My noble friend Lady Coffey was right. The police should have good reason for stopping someone. I remember a few years ago that my constituents, way up in the wilds of Cumbria, used to complain that when they left the local pub late at night, they would drive a few yards and a police officer hiding in a car around the corner would stop them and say, “We have reason to think you have been drinking, sir”. Was that a random stop or was it done with good reason? The noble Lord himself said that the police do not need a reason to stop someone, so we do not need random stopping.
The points made by my noble friend Lord Bailey of Paddington were absolutely right. We read those horrible stories about policemen being dragged along, and I hope the gap there can be plugged.
I really liked what the noble Lord, Lord Hampton, said about interlock schemes. I think I first heard of those on “Tomorrow’s World” 20 years ago and they still have not been implemented. I simply do not understand what the problem is with doing a pilot. If the noble Lord brought that back on Report and it was in order, many of us would be tempted to support him.

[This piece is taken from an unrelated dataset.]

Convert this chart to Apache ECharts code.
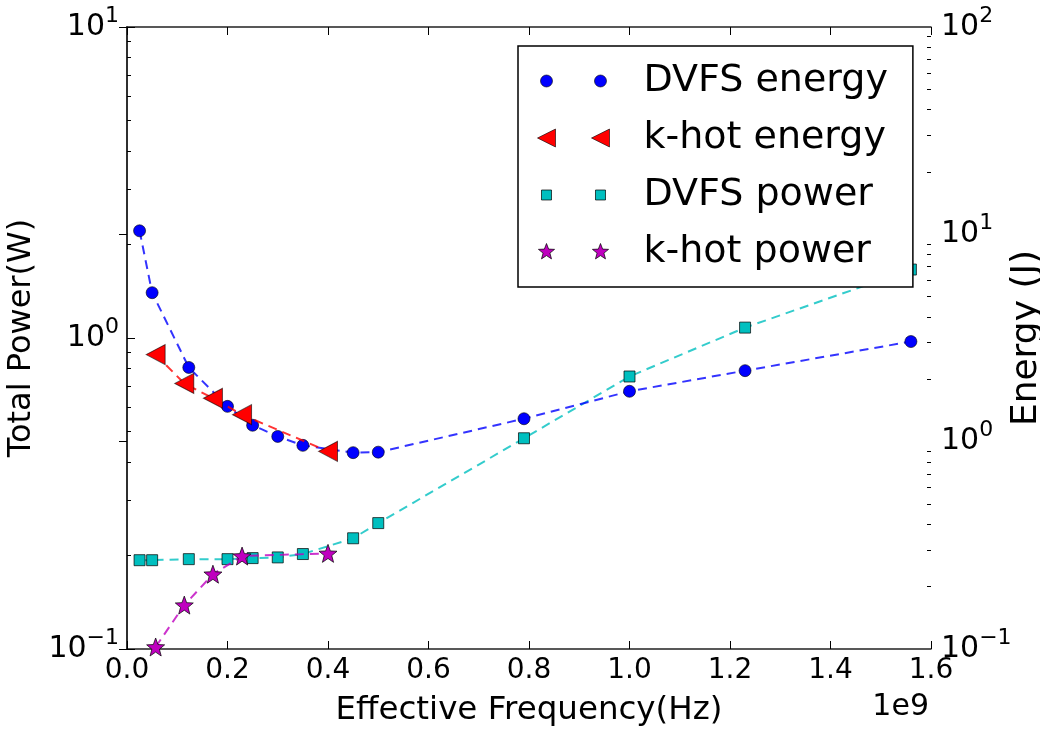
<!DOCTYPE html>
<html>
<head>
<meta charset="utf-8">
<script src="https://cdn.jsdelivr.net/npm/echarts@6/dist/echarts.min.js"></script>
<style>
html,body{margin:0;padding:0;background:#fff;}
#c{width:1040px;height:732px;}
</style>
</head>
<body>
<div id="c"></div>
<script>
// ---- data (frequency in units of 1e9 Hz) ----
const dvfsFreq   = [0.025, 0.05, 0.123, 0.2, 0.25, 0.3, 0.35, 0.45, 0.5, 0.79, 1.0, 1.23, 1.56];
const dvfsEnergy = [10.4, 5.23, 2.28, 1.48, 1.20, 1.06, 0.96, 0.885, 0.89, 1.29, 1.75, 2.2, 3.04];
const dvfsPower  = [0.193, 0.193, 0.1945, 0.1945, 0.196, 0.197, 0.202, 0.227, 0.254, 0.476, 0.752, 1.08, 1.66];
const khotFreq   = [0.057, 0.114, 0.171, 0.229, 0.4];
const khotEnergy = [2.63, 1.91, 1.62, 1.35, 0.898];
const khotPower  = [0.1015, 0.1384, 0.174, 0.199, 0.203];
const seriesNames = ['DVFS energy', 'k-hot energy', 'DVFS power', 'k-hot power'];
const xTickLabelsNote = '1e9';
const powerMinor  = [0.2,0.3,0.4,0.5,0.6,0.7,0.8,0.9,2,3,4,5,6,7,8,9];
const energyMinor = [0.2,0.3,0.4,0.5,0.6,0.7,0.8,0.9,2,3,4,5,6,7,8,9,20,30,40,50,60,70,80,90];

const zip = (xs, ys) => xs.map((x, i) => [x, ys[i]]);

function starPath(cx, cy, R, r) {
  let d = '';
  for (let i = 0; i < 10; i++) {
    const a = (-90 + i * 36) * Math.PI / 180;
    const rr = i % 2 ? r : R;
    d += (i ? 'L' : 'M') + (cx + rr * Math.cos(a)).toFixed(2) + ',' + (cy + rr * Math.sin(a)).toFixed(2);
  }
  return d + 'Z';
}
const corners = 'M0,0L0.01,0M72,18L72.01,18';
const starSym = 'path://' + starPath(10, 10, 10, 4.2);
const triSym = 'path://M0,9L18,0L18,18Z';
const legCircle = 'path://' + corners + 'M3,9A6,6 0 1,0 15,9A6,6 0 1,0 3,9ZM57,9A6,6 0 1,0 69,9A6,6 0 1,0 57,9Z';
const legTri = 'path://M0,9L18,0L18,18ZM54,9L72,0L72,18Z';
const legSquare = 'path://' + corners + 'M4,4h10v10h-10ZM58,4h10v10h-10Z';
const legStar = 'path://' + corners + starPath(9, 9, 8.5, 3.6) + starPath(63, 9, 8.5, 3.6);

const FONT = 'DejaVu Sans';
function logLabel(v) {
  const e = Math.round(Math.log10(v));
  return '{b|10}{s|' + (e < 0 ? '\u2212' + (-e) : e) + '}';
}
const richLab = {
  b: {fontSize: 30, fontFamily: FONT, color: '#000', lineHeight: 44, verticalAlign: 'middle'},
  s: {fontSize: 22, fontFamily: FONT, color: '#000', lineHeight: 22, verticalAlign: 'top'}
};
const spine = {show: true, lineStyle: {color: '#222', width: 1.5}};

const chart = echarts.init(document.getElementById('c'));
chart.setOption({
  animation: false,
  backgroundColor: '#fff',
  grid: {left: 127, right: 109, top: 27, bottom: 83, containLabel: false, outerBoundsMode: 'none'},
  xAxis: [{
    type: 'value', min: 0, max: 1.6, interval: 0.2, position: 'bottom',
    axisLine: spine,
    axisTick: {show: true, inside: true, length: 8, lineStyle: {color: '#000', width: 1}},
    axisLabel: {formatter: v => v.toFixed(1), fontSize: 28, fontFamily: FONT, color: '#000', margin: 8},
    splitLine: {show: false},
    name: 'Effective Frequency(Hz)', nameLocation: 'middle', nameGap: 45,
    nameTextStyle: {fontSize: 32.5, fontFamily: FONT, color: '#000'}
  }, {
    type: 'value', min: 0, max: 1.6, interval: 0.2, position: 'top',
    axisLine: spine,
    axisTick: {show: true, inside: true, length: 8, lineStyle: {color: '#000', width: 1}},
    axisLabel: {show: false}, splitLine: {show: false}
  }],
  yAxis: [{
    type: 'log', logBase: 10, min: 0.1, max: 10, position: 'left',
    axisLine: spine,
    axisTick: {show: true, inside: true, length: 8, lineStyle: {color: '#000', width: 1}},
    axisLabel: {formatter: logLabel, rich: richLab, margin: 8},
    splitLine: {show: false},
    name: 'Total Power(W)', nameLocation: 'middle', nameGap: 85, nameRotate: 90,
    nameTextStyle: {fontSize: 32, fontFamily: FONT, color: '#000'}
  }, {
    type: 'log', logBase: 10, min: 0.1, max: 100, position: 'right',
    axisLine: spine,
    axisTick: {show: true, inside: true, length: 8, lineStyle: {color: '#000', width: 1}},
    axisLabel: {formatter: logLabel, rich: richLab, margin: 10},
    splitLine: {show: false},
    name: 'Energy (J)', nameLocation: 'middle', nameGap: 78, nameRotate: 90, nameMoveOverlap: false,
    nameTextStyle: {fontSize: 36, fontFamily: FONT, color: '#000'}
  }, {
    type: 'log', logBase: 10, min: 0.1, max: 10, position: 'left',
    axisLine: {show: false},
    axisTick: {show: true, inside: true, length: 4, customValues: powerMinor, lineStyle: {color: '#000', width: 1}},
    axisLabel: {show: false}, splitLine: {show: false}
  }, {
    type: 'log', logBase: 10, min: 0.1, max: 100, position: 'right',
    axisLine: {show: false},
    axisTick: {show: true, inside: true, length: 4, customValues: energyMinor, lineStyle: {color: '#000', width: 1}},
    axisLabel: {show: false}, splitLine: {show: false}
  }],
  legend: {
    orient: 'vertical', left: 518, top: 46,
    padding: [13, 25, 13, 19],
    itemGap: 13, itemWidth: 72, itemHeight: 18,
    borderColor: '#000', borderWidth: 1.5, borderRadius: 0,
    backgroundColor: '#fff',
    selectedMode: false,
    textStyle: {fontSize: 38, fontFamily: FONT, color: '#000', lineHeight: 44, padding: [0, 0, 0, 29]},
    data: [
      {name: seriesNames[0], icon: legCircle, itemStyle: {color: '#0000ff', borderColor: 'rgba(0,0,0,0.6)', borderWidth: 1}},
      {name: seriesNames[1], icon: legTri, itemStyle: {color: '#ff0000', borderColor: 'rgba(0,0,0,0.6)', borderWidth: 1}},
      {name: seriesNames[2], icon: legSquare, itemStyle: {color: '#00bfbf', borderColor: 'rgba(0,0,0,0.7)', borderWidth: 1}},
      {name: seriesNames[3], icon: legStar, itemStyle: {color: '#bf00bf', borderColor: 'rgba(0,0,0,0.7)', borderWidth: 1}}
    ]
  },
  graphic: [{
    type: 'text', right: 1040 - 929, top: 692,
    style: {text: xTickLabelsNote, fontSize: 30, fontFamily: FONT, fill: '#000'}
  }],
  series: [{
    name: seriesNames[2], type: 'line', xAxisIndex: 0, yAxisIndex: 0,
    data: zip(dvfsFreq, dvfsPower),
    symbol: 'rect', symbolSize: 11,
    itemStyle: {color: '#00bfbf', borderColor: 'rgba(0,0,0,0.7)', borderWidth: 1},
    lineStyle: {color: 'rgba(0,191,191,0.8)', width: 2, type: [9, 6]}, z: 2
  }, {
    name: seriesNames[3], type: 'line', xAxisIndex: 0, yAxisIndex: 0,
    data: zip(khotFreq, khotPower),
    symbol: starSym, symbolSize: 18,
    itemStyle: {color: '#bf00bf', borderColor: 'rgba(0,0,0,0.7)', borderWidth: 1},
    lineStyle: {color: 'rgba(191,0,191,0.8)', width: 2, type: [9, 6]}, z: 3
  }, {
    name: seriesNames[0], type: 'line', xAxisIndex: 0, yAxisIndex: 1,
    data: zip(dvfsFreq, dvfsEnergy),
    symbol: 'circle', symbolSize: 12,
    itemStyle: {color: '#0000ff', borderColor: 'rgba(0,0,0,0.6)', borderWidth: 1},
    lineStyle: {color: 'rgba(0,0,255,0.8)', width: 2, type: [9, 6]}, z: 4
  }, {
    name: seriesNames[1], type: 'line', xAxisIndex: 0, yAxisIndex: 1,
    data: zip(khotFreq, khotEnergy),
    symbol: triSym, symbolSize: [19, 20],
    itemStyle: {color: '#ff0000', borderColor: 'rgba(0,0,0,0.6)', borderWidth: 1},
    lineStyle: {color: 'rgba(255,0,0,0.8)', width: 2, type: [9, 6]}, z: 5
  }]
});
</script>
</body>
</html>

I come now to the two big crunch amendments, which were the eye-opener for me. The noble Baroness was so right to talk about uninsured vehicles, and so was my noble friend Lord Ashcombe. I had no idea that the fine was less than half the insurance—that just cannot be right. Although we cannot put increased fines in the Bill, I like the idea of confiscation. Everyone says, “The police have the power to confiscate”, but are they actually doing it? I get the impression that very few vehicles are being confiscated.
We have automatic number plate recognition all over the country. If it is working, why are there tens of thousands of uninsured cars on the road? I say to the police, and perhaps to the Home Office to advise them: get out there and start grabbing those vehicles, getting the people and confiscating their cars. When they get them back, it will be not a £50 administrative fine but a £500 admin fine added to the current penalty to get their vehicle back. That might act as a disincentive for them until the government strategy comes along.
I conclude with the amendment from my noble friend Lord Lucas. The Minister seemed to make a very good case as to why his amendment was not necessary, and he did it in a courteous and nice way. I thank him for agreeing that my noble friend may come to the Home Office and meet the officials there and be briefed on it. With those words, I beg leave to withdraw the amendment.